Combinations exercise, choose 3 from first group, 3 from 2nd group and *three from either*.

combinationscombinatorics

A club with 32 boys and 36 girls needs to form a committee of size nine. How many committees with
at least three girls and at least three boys can be formed?
The source is a professor's assignment in a Discrete Math course.

At first this appeared simple.

$$(_{32}C_{3})*(_{36}C_{3})*(_{62}C_{3})$$

with 62 coming from 29 boys left + 33 girls left to choose from.

This is choose 3 boys * choose 3 girls * choose 3 of either.
However, this has duplicates. Let B1 represent 1st boy & G1 represent the 1st girl.

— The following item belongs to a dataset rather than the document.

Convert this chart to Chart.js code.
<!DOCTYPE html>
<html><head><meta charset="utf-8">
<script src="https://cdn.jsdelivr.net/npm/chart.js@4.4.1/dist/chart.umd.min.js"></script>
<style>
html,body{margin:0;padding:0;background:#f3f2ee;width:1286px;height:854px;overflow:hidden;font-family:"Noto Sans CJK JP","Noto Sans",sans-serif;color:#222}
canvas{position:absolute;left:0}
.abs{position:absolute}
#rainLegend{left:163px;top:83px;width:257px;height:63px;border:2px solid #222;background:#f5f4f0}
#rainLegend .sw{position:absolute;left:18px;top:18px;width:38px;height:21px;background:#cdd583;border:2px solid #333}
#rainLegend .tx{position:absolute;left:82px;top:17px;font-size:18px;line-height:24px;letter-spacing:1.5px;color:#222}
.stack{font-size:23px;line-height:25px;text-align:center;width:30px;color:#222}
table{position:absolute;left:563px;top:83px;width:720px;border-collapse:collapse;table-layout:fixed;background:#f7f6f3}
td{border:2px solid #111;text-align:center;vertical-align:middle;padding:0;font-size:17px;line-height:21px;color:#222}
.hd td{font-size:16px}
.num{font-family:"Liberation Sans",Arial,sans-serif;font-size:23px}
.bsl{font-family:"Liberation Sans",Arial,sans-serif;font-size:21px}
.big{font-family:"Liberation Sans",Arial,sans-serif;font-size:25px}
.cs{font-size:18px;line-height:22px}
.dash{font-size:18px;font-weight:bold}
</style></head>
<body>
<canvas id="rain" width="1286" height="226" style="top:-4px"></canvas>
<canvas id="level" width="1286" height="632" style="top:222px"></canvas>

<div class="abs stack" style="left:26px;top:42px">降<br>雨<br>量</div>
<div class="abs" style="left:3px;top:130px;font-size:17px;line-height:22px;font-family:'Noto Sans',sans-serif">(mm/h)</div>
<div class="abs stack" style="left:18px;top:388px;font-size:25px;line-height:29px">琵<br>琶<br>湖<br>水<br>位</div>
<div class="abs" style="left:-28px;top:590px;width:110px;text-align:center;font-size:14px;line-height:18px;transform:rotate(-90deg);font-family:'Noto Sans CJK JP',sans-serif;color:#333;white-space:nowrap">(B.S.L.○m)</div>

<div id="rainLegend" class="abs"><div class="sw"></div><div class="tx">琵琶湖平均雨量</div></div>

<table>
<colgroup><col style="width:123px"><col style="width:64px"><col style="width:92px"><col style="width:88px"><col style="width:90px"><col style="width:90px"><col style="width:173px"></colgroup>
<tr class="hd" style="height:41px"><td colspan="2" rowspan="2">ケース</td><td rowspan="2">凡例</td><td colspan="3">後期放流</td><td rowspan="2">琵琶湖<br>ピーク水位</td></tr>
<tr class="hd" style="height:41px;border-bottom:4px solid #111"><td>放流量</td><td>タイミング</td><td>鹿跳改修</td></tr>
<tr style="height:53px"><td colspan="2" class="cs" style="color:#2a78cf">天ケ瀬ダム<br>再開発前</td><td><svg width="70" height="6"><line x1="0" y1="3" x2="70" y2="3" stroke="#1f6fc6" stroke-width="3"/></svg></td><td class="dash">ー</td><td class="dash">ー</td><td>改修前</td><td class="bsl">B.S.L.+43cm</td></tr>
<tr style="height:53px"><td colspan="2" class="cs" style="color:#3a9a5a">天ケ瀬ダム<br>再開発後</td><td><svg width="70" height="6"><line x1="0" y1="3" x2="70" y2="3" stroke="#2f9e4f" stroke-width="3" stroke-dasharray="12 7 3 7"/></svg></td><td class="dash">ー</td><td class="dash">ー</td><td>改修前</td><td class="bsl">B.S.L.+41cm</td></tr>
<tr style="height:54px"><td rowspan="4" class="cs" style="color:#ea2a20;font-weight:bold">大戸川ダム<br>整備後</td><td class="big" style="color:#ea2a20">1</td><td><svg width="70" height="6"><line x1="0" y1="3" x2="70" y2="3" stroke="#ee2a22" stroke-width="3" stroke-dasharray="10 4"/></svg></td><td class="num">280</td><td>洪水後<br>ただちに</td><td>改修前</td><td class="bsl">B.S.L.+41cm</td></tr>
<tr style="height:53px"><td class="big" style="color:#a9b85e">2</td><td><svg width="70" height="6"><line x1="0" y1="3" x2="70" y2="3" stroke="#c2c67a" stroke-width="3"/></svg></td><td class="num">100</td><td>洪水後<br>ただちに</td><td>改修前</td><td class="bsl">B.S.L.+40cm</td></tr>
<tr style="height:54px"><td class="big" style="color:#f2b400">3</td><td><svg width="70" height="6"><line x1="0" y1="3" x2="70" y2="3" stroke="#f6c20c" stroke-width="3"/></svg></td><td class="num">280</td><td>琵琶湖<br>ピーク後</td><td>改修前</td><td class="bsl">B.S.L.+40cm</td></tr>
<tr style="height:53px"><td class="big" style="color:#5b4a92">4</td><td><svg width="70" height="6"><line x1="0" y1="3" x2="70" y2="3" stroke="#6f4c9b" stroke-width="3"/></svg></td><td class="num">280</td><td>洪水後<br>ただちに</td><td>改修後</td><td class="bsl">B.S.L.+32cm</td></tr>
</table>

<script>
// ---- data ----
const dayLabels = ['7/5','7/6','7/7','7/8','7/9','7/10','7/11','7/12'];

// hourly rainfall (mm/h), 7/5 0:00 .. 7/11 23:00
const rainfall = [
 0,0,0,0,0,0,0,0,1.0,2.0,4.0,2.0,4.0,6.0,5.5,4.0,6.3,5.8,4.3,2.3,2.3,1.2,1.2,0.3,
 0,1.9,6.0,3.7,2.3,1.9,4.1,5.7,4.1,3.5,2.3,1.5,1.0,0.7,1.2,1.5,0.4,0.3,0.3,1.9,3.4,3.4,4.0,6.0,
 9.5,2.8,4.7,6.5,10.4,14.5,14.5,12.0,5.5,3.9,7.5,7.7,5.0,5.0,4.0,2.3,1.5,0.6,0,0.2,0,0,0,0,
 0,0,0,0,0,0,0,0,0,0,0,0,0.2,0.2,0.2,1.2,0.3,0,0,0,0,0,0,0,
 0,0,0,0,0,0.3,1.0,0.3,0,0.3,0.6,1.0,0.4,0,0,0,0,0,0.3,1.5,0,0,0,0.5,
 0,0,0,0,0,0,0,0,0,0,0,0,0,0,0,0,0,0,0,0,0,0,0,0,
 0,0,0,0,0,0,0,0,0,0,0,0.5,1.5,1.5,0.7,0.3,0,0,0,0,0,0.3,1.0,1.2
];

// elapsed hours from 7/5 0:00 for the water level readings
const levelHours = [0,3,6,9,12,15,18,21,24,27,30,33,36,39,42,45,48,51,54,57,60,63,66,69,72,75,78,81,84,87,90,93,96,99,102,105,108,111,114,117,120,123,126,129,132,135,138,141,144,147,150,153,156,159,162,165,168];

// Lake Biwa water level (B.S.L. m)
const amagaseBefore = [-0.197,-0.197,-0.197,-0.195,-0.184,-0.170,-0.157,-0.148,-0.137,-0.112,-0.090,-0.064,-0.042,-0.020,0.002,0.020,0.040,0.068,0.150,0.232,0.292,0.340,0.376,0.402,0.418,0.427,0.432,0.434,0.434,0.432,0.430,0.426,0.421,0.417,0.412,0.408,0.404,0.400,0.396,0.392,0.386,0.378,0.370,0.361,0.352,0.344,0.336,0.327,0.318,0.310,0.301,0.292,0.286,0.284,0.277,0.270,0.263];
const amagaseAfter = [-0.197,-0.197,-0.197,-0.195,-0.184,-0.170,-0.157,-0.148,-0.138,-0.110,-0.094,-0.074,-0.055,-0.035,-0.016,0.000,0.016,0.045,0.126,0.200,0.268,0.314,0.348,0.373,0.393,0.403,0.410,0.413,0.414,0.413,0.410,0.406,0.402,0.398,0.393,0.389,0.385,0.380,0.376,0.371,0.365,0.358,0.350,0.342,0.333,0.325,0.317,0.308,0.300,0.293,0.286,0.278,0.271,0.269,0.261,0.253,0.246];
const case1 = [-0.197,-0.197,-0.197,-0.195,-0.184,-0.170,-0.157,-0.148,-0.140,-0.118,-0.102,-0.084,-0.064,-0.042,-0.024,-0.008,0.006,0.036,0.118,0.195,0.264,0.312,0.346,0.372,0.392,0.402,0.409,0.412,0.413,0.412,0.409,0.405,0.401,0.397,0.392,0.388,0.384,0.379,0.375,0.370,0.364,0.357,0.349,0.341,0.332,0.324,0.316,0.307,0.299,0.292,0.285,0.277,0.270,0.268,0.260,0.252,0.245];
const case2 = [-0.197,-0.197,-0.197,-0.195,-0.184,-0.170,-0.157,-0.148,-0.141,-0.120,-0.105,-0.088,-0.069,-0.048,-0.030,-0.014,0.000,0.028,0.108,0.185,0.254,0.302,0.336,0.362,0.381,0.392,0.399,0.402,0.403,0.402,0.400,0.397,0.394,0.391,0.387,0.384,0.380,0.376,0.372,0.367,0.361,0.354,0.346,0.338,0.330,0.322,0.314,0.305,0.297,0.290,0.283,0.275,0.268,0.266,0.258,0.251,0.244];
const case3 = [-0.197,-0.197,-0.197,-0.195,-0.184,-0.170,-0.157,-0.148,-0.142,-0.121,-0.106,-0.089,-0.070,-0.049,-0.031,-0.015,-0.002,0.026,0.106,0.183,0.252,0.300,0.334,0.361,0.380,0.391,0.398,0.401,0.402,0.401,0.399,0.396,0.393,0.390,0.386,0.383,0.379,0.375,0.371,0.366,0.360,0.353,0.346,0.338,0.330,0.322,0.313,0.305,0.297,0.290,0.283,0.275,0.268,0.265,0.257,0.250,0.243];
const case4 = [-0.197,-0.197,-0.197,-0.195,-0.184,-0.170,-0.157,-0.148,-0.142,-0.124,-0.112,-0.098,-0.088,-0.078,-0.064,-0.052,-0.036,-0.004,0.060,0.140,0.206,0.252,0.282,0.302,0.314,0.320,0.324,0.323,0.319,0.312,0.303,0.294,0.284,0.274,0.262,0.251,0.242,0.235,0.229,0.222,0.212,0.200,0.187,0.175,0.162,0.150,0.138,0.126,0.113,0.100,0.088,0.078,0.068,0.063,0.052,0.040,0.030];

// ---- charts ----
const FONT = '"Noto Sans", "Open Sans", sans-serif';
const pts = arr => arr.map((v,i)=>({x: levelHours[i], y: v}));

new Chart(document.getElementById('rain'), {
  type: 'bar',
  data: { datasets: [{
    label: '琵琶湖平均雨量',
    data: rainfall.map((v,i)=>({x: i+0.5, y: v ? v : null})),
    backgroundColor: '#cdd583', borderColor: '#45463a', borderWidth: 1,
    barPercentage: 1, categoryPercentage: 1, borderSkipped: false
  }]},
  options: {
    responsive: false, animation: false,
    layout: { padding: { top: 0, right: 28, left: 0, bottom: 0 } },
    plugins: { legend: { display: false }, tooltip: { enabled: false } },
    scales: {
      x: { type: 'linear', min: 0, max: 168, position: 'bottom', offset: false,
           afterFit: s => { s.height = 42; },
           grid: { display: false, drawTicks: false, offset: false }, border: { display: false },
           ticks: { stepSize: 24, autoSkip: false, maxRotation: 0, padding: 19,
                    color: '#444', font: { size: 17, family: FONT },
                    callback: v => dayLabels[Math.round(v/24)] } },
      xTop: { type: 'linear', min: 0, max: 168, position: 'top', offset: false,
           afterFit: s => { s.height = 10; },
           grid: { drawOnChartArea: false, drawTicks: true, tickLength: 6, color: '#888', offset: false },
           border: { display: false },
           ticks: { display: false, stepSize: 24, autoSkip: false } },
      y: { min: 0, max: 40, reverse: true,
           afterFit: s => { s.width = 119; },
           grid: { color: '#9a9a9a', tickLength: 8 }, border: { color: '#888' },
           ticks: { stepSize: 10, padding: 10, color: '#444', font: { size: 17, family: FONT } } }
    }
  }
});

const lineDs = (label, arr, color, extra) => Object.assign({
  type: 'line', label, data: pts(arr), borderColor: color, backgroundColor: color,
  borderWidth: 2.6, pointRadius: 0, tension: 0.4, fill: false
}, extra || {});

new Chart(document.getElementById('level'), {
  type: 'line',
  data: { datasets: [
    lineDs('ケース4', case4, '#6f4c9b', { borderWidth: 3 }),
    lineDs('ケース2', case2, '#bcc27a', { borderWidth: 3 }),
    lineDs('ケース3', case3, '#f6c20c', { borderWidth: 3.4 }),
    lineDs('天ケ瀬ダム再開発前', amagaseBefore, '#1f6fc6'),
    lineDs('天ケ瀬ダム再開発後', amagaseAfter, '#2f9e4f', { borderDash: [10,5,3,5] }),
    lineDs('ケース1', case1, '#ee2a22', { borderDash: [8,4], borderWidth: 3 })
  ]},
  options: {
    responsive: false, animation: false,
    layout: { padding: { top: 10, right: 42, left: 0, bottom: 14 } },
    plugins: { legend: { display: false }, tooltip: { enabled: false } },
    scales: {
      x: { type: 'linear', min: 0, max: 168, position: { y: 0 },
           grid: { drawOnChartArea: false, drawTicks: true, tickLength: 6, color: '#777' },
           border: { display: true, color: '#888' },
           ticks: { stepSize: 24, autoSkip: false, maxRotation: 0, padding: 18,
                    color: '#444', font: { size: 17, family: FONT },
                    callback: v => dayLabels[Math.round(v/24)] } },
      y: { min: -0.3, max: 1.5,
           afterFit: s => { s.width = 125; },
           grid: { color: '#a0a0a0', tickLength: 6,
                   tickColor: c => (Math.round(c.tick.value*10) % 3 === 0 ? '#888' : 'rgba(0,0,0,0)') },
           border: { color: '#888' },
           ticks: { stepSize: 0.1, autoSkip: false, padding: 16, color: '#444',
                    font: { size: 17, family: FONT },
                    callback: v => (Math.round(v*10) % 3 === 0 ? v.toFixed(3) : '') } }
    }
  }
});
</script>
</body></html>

B1, B2, B3, G1, G2, G3, B4, B5, B6 is the same committee as

B1, B5, B6, G1, G2, G3, B4, B2, B3

A. How do I compensate for duplicates like these and any other duplicates?

B. If an entirely other approach is required, please share.

Best Answer

Just add the $4$ cases where $0,1,2,3$ boys are from the last case (or similar, $b = 3$ up to $6$ boys in the set of $9$, complemented with $9-b$ girls.

$$\sum_{b=3}^{6}C(32, b)*C(36, 9-b) $$

Such formulas are perfectly fine as an answer. A single term does not exist, and the resulting exact value is optional: it does not show your understanding or how you came to the solution.